• [Information provided]
>> Begin

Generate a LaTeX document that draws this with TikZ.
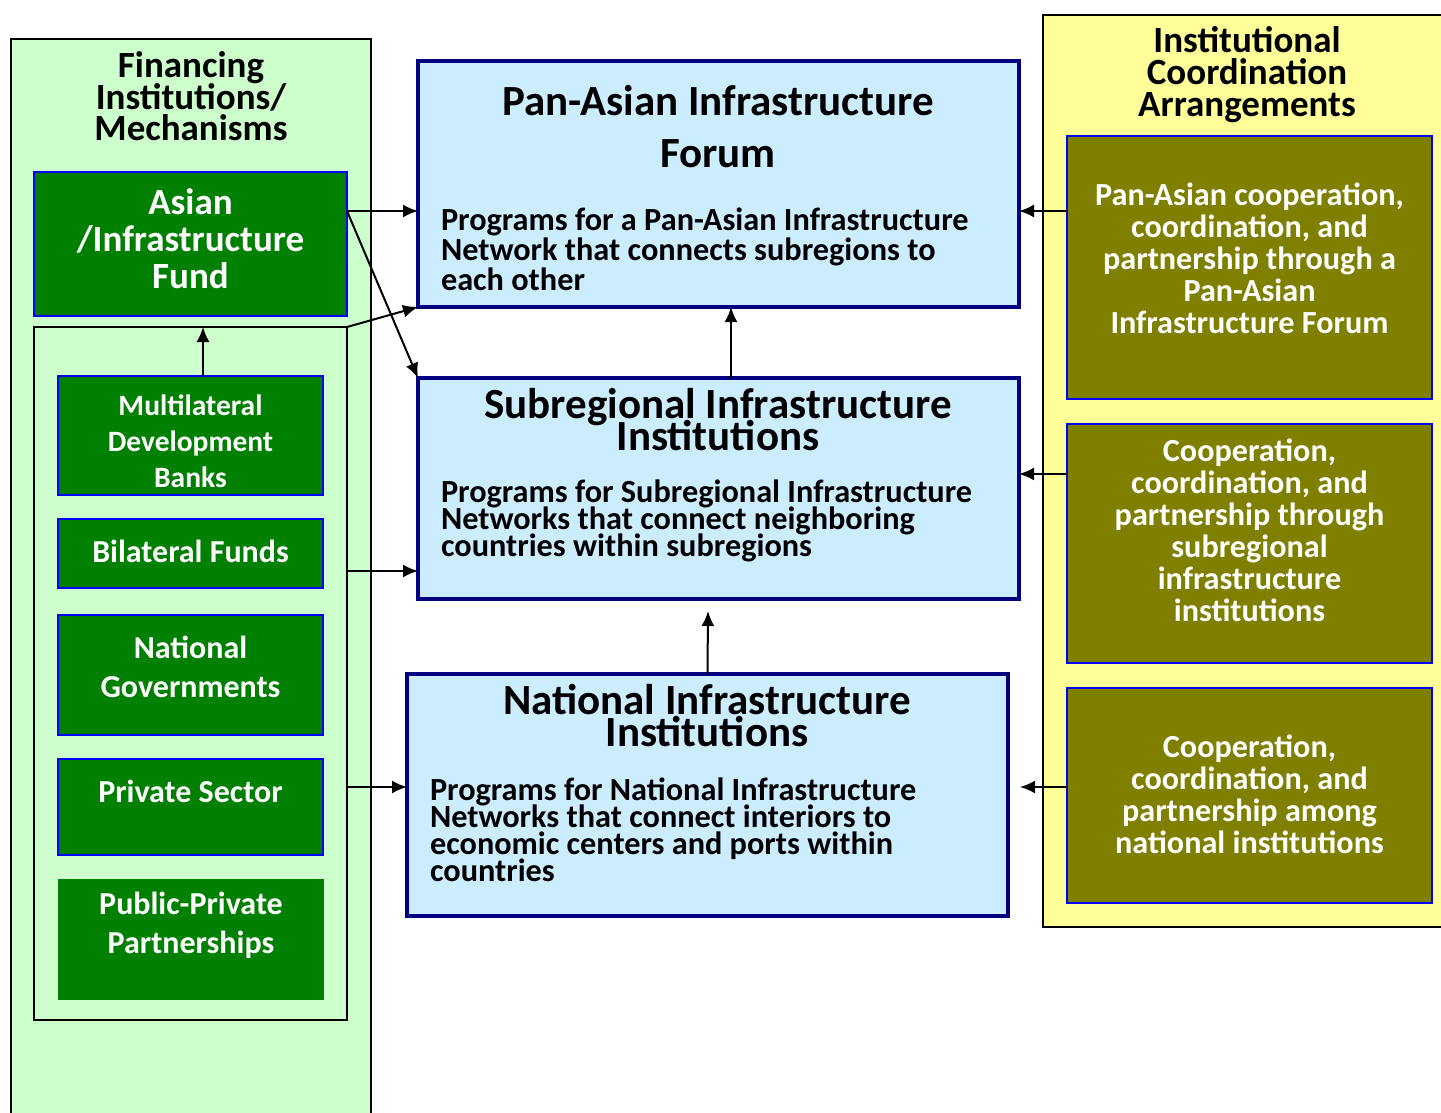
\documentclass[tikz,border=0pt]{standalone}
\usepackage{fontspec}
\setmainfont{Carlito}
\usetikzlibrary{arrows.meta,calc}
\definecolor{pgreen}{HTML}{CCFFCC}
\definecolor{pyellow}{HTML}{FFFF99}
\definecolor{pblue}{HTML}{CCECFF}
\definecolor{navy}{HTML}{000080}
\definecolor{dgreen}{HTML}{008000}
\definecolor{olive}{HTML}{808000}
\definecolor{bblue}{HTML}{0000FF}
\begin{document}
\lineskiplimit=-\maxdimen
\begin{tikzpicture}[x=1pt,y=-1pt,
  box/.style={rectangle, inner sep=0pt, outer sep=0pt},
  panel/.style={box, draw=black, line width=1.5pt},
  greenbox/.style={box, fill=dgreen, draw=bblue, line width=2pt, minimum width=265pt},
  olivebox/.style={box, fill=olive, draw=bblue, line width=2pt, minimum width=365pt},
  bluebox/.style={box, fill=pblue, draw=navy, line width=4.5pt, minimum width=601pt},
  txt/.style={inner sep=0pt, outer sep=0pt, align=center},
  wtxt/.style={txt, text=white},
  arr/.style={-{Latex[length=15pt,width=13pt]}, line width=2pt}]
\clip (0,0) rectangle (1441,1113);
\fill[white] (0,0) rectangle (1441,1113);
% panels
\node[panel, fill=pgreen, minimum width=360pt, minimum height=1091pt] (left) at (191,584.5) {};
\node[panel, fill=pyellow, minimum width=417pt, minimum height=912pt] (right) at (1251.5,471) {};
\node[txt, font=\bfseries\fontsize{37}{31.5}\selectfont] (lefttitle) at (191,96.5) {Financing\\Institutions/\\Mechanisms};
\node[txt, font=\bfseries\fontsize{37}{32}\selectfont] (righttitle) at (1247,75) {Institutional\\Coordination\\Arrangements};
% left column
\node[box, fill=dgreen, draw=bblue, line width=2pt, minimum width=313pt, minimum height=144pt] (aif) at (190.5,244) {};
\node[wtxt, font=\bfseries\fontsize{37}{37}\selectfont] (aift) at (190.5,239) {Asian\\/Infrastructure\\Fund};
\node[box, fill=pgreen, draw=black, line width=2.5pt, minimum width=313pt, minimum height=693pt] (inner) at (190.5,673.5) {};
\node[greenbox, minimum height=119pt] (mdb) at (190.5,435.5) {};
\node[wtxt, font=\bfseries\fontsize{29.5}{36}\selectfont] (mdbt) at (190.5,441) {Multilateral\\Development\\Banks};
\node[greenbox, minimum height=69pt] (bf) at (190.5,553.5) {};
\node[wtxt, font=\bfseries\fontsize{32}{36}\selectfont] (bft) at (190.5,551) {Bilateral Funds};
\node[greenbox, minimum height=120pt] (ng) at (190.5,675) {};
\node[wtxt, font=\bfseries\fontsize{32}{39}\selectfont] (ngt) at (190.5,666.5) {National\\Governments};
\node[greenbox, minimum height=96pt] (ps) at (190.5,807) {};
\node[wtxt, font=\bfseries\fontsize{32}{36}\selectfont] (pst) at (190.5,791) {Private Sector};
\node[box, fill=dgreen, minimum width=266pt, minimum height=121pt] (ppp) at (191,939.5) {};
\node[wtxt, font=\bfseries\fontsize{32}{39}\selectfont] (pppt) at (191,925) {Public-Private\\Partnerships};
% blue boxes
\node[bluebox, minimum height=246pt] (pan) at (718.5,184) {};
\node[txt, font=\bfseries\fontsize{43}{52}\selectfont] (pant) at (718,127) {Pan-Asian Infrastructure\\Forum};
\node[txt, anchor=west, align=left, font=\bfseries\fontsize{32.3}{30}\selectfont] (panb) at (441,249.5) {Programs for a Pan-Asian Infrastructure\\Network that connects subregions to\\each other};
\node[bluebox, minimum height=221pt] (sub) at (718.5,488.5) {};
\node[txt, font=\bfseries\fontsize{43}{32}\selectfont] (subt) at (718,420) {Subregional Infrastructure\\Institutions};
\node[txt, anchor=west, align=left, font=\bfseries\fontsize{32.3}{27}\selectfont] (subb) at (441,521) {Programs for Subregional Infrastructure\\Networks that connect neighboring\\countries within subregions};
\node[bluebox, minimum height=242pt] (nat) at (707.5,795) {};
\node[txt, font=\bfseries\fontsize{43}{32}\selectfont] (natt) at (707,716) {National Infrastructure\\Institutions};
\node[txt, anchor=west, align=left, font=\bfseries\fontsize{32.3}{27}\selectfont] (natb) at (430,829.5) {Programs for National Infrastructure\\Networks that connect interiors to\\economic centers and ports within\\countries};
% olive boxes
\node[olivebox, minimum height=263pt] (o1) at (1249.5,267.5) {};
\node[wtxt, font=\bfseries\fontsize{32.2}{32}\selectfont] (o1t) at (1249.5,258) {Pan-Asian cooperation,\\coordination, and\\partnership through a\\Pan-Asian\\Infrastructure Forum};
\node[olivebox, minimum height=239pt] (o2) at (1249.5,543.5) {};
\node[wtxt, font=\bfseries\fontsize{32.2}{32}\selectfont] (o2t) at (1249.5,530.5) {Cooperation,\\coordination, and\\partnership through\\subregional\\infrastructure\\institutions};
\node[olivebox, minimum height=215pt] (o3) at (1249.5,795.5) {};
\node[wtxt, font=\bfseries\fontsize{32.2}{32}\selectfont] (o3t) at (1249.5,794) {Cooperation,\\coordination, and\\partnership among\\national institutions};
% free ends
\coordinate (subtip) at (708,611);
\coordinate (nattip) at (1020,787);
% arrows
\draw[arr] ([yshift=33pt]aif.east) -- ([yshift=-27pt]pan.west);
\draw[arr] ([yshift=33pt]aif.east) -- (sub.north west);
\draw[arr] (inner.north east) -- (pan.south west);
\draw[arr] ([yshift=102.5pt]inner.east) -- ([yshift=-82.5pt]sub.west);
\draw[arr] ([yshift=-113.5pt]inner.east) -- ([yshift=8pt]nat.west);
\draw[arr] ([xshift=12.5pt]mdb.north) -- ([xshift=12.5pt]inner.north);
\draw[arr] ([xshift=12.5pt]sub.north) -- ([xshift=12.5pt]pan.south);
\draw[arr] (nat.north) -- (subtip);
\draw[arr] ([yshift=56.5pt]o1.west) -- ([yshift=-27pt]pan.east);
\draw[arr] ([yshift=69.5pt]o2.west) -- ([yshift=14.5pt]sub.east);
\draw[arr] ([yshift=8.5pt]o3.west) -- (nattip);
\end{tikzpicture}
\end{document}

>> End

• [Set task]
Exactly as written, return every line of the listing, but not the pictures.

• [Solution]
Generate a LaTeX document that draws this with TikZ.
\documentclass[tikz,border=0pt]{standalone}
\usepackage{fontspec}
\setmainfont{Carlito}
\usetikzlibrary{arrows.meta,calc}
\definecolor{pgreen}{HTML}{CCFFCC}
\definecolor{pyellow}{HTML}{FFFF99}
\definecolor{pblue}{HTML}{CCECFF}
\definecolor{navy}{HTML}{000080}
\definecolor{dgreen}{HTML}{008000}
\definecolor{olive}{HTML}{808000}
\definecolor{bblue}{HTML}{0000FF}
\begin{document}
\lineskiplimit=-\maxdimen
\begin{tikzpicture}[x=1pt,y=-1pt,
  box/.style={rectangle, inner sep=0pt, outer sep=0pt},
  panel/.style={box, draw=black, line width=1.5pt},
  greenbox/.style={box, fill=dgreen, draw=bblue, line width=2pt, minimum width=265pt},
  olivebox/.style={box, fill=olive, draw=bblue, line width=2pt, minimum width=365pt},
  bluebox/.style={box, fill=pblue, draw=navy, line width=4.5pt, minimum width=601pt},
  txt/.style={inner sep=0pt, outer sep=0pt, align=center},
  wtxt/.style={txt, text=white},
  arr/.style={-{Latex[length=15pt,width=13pt]}, line width=2pt}]
\clip (0,0) rectangle (1441,1113);
\fill[white] (0,0) rectangle (1441,1113);
% panels
\node[panel, fill=pgreen, minimum width=360pt, minimum height=1091pt] (left) at (191,584.5) {};
\node[panel, fill=pyellow, minimum width=417pt, minimum height=912pt] (right) at (1251.5,471) {};
\node[txt, font=\bfseries\fontsize{37}{31.5}\selectfont] (lefttitle) at (191,96.5) {Financing\\Institutions/\\Mechanisms};
\node[txt, font=\bfseries\fontsize{37}{32}\selectfont] (righttitle) at (1247,75) {Institutional\\Coordination\\Arrangements};
% left column
\node[box, fill=dgreen, draw=bblue, line width=2pt, minimum width=313pt, minimum height=144pt] (aif) at (190.5,244) {};
\node[wtxt, font=\bfseries\fontsize{37}{37}\selectfont] (aift) at (190.5,239) {Asian\\/Infrastructure\\Fund};
\node[box, fill=pgreen, draw=black, line width=2.5pt, minimum width=313pt, minimum height=693pt] (inner) at (190.5,673.5) {};
\node[greenbox, minimum height=119pt] (mdb) at (190.5,435.5) {};
\node[wtxt, font=\bfseries\fontsize{29.5}{36}\selectfont] (mdbt) at (190.5,441) {Multilateral\\Development\\Banks};
\node[greenbox, minimum height=69pt] (bf) at (190.5,553.5) {};
\node[wtxt, font=\bfseries\fontsize{32}{36}\selectfont] (bft) at (190.5,551) {Bilateral Funds};
\node[greenbox, minimum height=120pt] (ng) at (190.5,675) {};
\node[wtxt, font=\bfseries\fontsize{32}{39}\selectfont] (ngt) at (190.5,666.5) {National\\Governments};
\node[greenbox, minimum height=96pt] (ps) at (190.5,807) {};
\node[wtxt, font=\bfseries\fontsize{32}{36}\selectfont] (pst) at (190.5,791) {Private Sector};
\node[box, fill=dgreen, minimum width=266pt, minimum height=121pt] (ppp) at (191,939.5) {};
\node[wtxt, font=\bfseries\fontsize{32}{39}\selectfont] (pppt) at (191,925) {Public-Private\\Partnerships};
% blue boxes
\node[bluebox, minimum height=246pt] (pan) at (718.5,184) {};
\node[txt, font=\bfseries\fontsize{43}{52}\selectfont] (pant) at (718,127) {Pan-Asian Infrastructure\\Forum};
\node[txt, anchor=west, align=left, font=\bfseries\fontsize{32.3}{30}\selectfont] (panb) at (441,249.5) {Programs for a Pan-Asian Infrastructure\\Network that connects subregions to\\each other};
\node[bluebox, minimum height=221pt] (sub) at (718.5,488.5) {};
\node[txt, font=\bfseries\fontsize{43}{32}\selectfont] (subt) at (718,420) {Subregional Infrastructure\\Institutions};
\node[txt, anchor=west, align=left, font=\bfseries\fontsize{32.3}{27}\selectfont] (subb) at (441,521) {Programs for Subregional Infrastructure\\Networks that connect neighboring\\countries within subregions};
\node[bluebox, minimum height=242pt] (nat) at (707.5,795) {};
\node[txt, font=\bfseries\fontsize{43}{32}\selectfont] (natt) at (707,716) {National Infrastructure\\Institutions};
\node[txt, anchor=west, align=left, font=\bfseries\fontsize{32.3}{27}\selectfont] (natb) at (430,829.5) {Programs for National Infrastructure\\Networks that connect interiors to\\economic centers and ports within\\countries};
% olive boxes
\node[olivebox, minimum height=263pt] (o1) at (1249.5,267.5) {};
\node[wtxt, font=\bfseries\fontsize{32.2}{32}\selectfont] (o1t) at (1249.5,258) {Pan-Asian cooperation,\\coordination, and\\partnership through a\\Pan-Asian\\Infrastructure Forum};
\node[olivebox, minimum height=239pt] (o2) at (1249.5,543.5) {};
\node[wtxt, font=\bfseries\fontsize{32.2}{32}\selectfont] (o2t) at (1249.5,530.5) {Cooperation,\\coordination, and\\partnership through\\subregional\\infrastructure\\institutions};
\node[olivebox, minimum height=215pt] (o3) at (1249.5,795.5) {};
\node[wtxt, font=\bfseries\fontsize{32.2}{32}\selectfont] (o3t) at (1249.5,794) {Cooperation,\\coordination, and\\partnership among\\national institutions};
% free ends
\coordinate (subtip) at (708,611);
\coordinate (nattip) at (1020,787);
% arrows
\draw[arr] ([yshift=33pt]aif.east) -- ([yshift=-27pt]pan.west);
\draw[arr] ([yshift=33pt]aif.east) -- (sub.north west);
\draw[arr] (inner.north east) -- (pan.south west);
\draw[arr] ([yshift=102.5pt]inner.east) -- ([yshift=-82.5pt]sub.west);
\draw[arr] ([yshift=-113.5pt]inner.east) -- ([yshift=8pt]nat.west);
\draw[arr] ([xshift=12.5pt]mdb.north) -- ([xshift=12.5pt]inner.north);
\draw[arr] ([xshift=12.5pt]sub.north) -- ([xshift=12.5pt]pan.south);
\draw[arr] (nat.north) -- (subtip);
\draw[arr] ([yshift=56.5pt]o1.west) -- ([yshift=-27pt]pan.east);
\draw[arr] ([yshift=69.5pt]o2.west) -- ([yshift=14.5pt]sub.east);
\draw[arr] ([yshift=8.5pt]o3.west) -- (nattip);
\end{tikzpicture}
\end{document}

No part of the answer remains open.